I was an only child for most of my young life, and I didn't live in a neighborhood. Our house was the only one on our road.

So, I spent most of my time by myself...and I guess I got used to that. So much so, that if I don't have my space, my time out, my time alone...I literally go quite mad.

And I had been going mad for some time now without even knowing it.
My family on the other hand has been suffering the brunt of this, as I had placed my need for solitude back on their shoulders by labeling them loud, rude and inconsiderate.

No, they aren't...not really.

My children don't know what it is to be an only child.
Neither does my husband.

They are typical personalities who have always had people around to share time with.

I have a couple of friends who are only children, and I see why I love them so much, and I realize now what we have in common. The need to have space.

These friendships are very close and secure, but oddly enough we do not actually see each other very often.
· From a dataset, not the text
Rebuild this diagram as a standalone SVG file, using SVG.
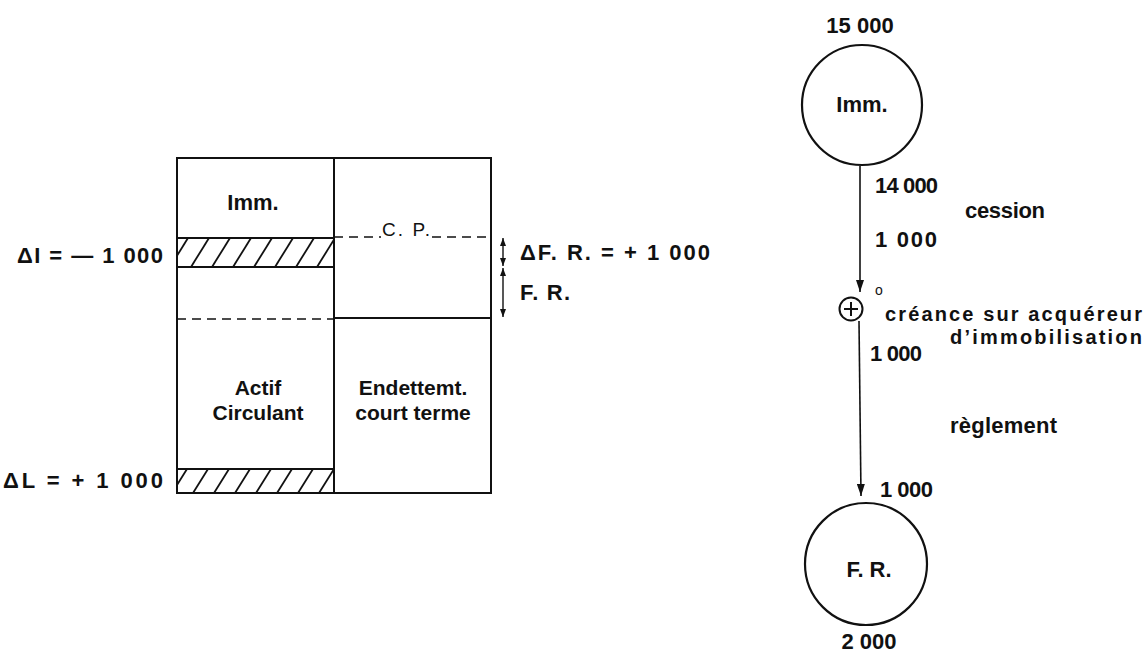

And this works for us. Because when we do see each other it is met with great enthusiasm. I am quite sure that it would not be so if we were around each other all the time. It would go against our natures.

Anyway, back to my family...they have put up with my grumpiness long enough, so I am back in the small office space. My desk is nice and neat and behind me are piles of items that make no sense to me. Why we have them I don't know. Actually, it isn't that bad...we just need shelves to make sense of it all.

Regardless, as I moved the desk back in this room away from the TV and the noise, I started to feel calm again. Which is really funny because I adamantly opposed coming back in here. I reluctantly gave in...and now I have apologized to my husband and have admitted that he was right.

My desk needs to be away from everyone. For my own sanity, and for my family's comfort...

I am the only child of my mother and father. My blood is unique, I am a race unto my own.

Sometimes I just need to accept that it isn't a bad thing.

2 Comments:

At 06:17, Blogger fin said...

mmmm.... private space and me time...

 
At 21:07, Blogger Kassi Gilbert said...

I love it. I should feel guiltier, but I don't.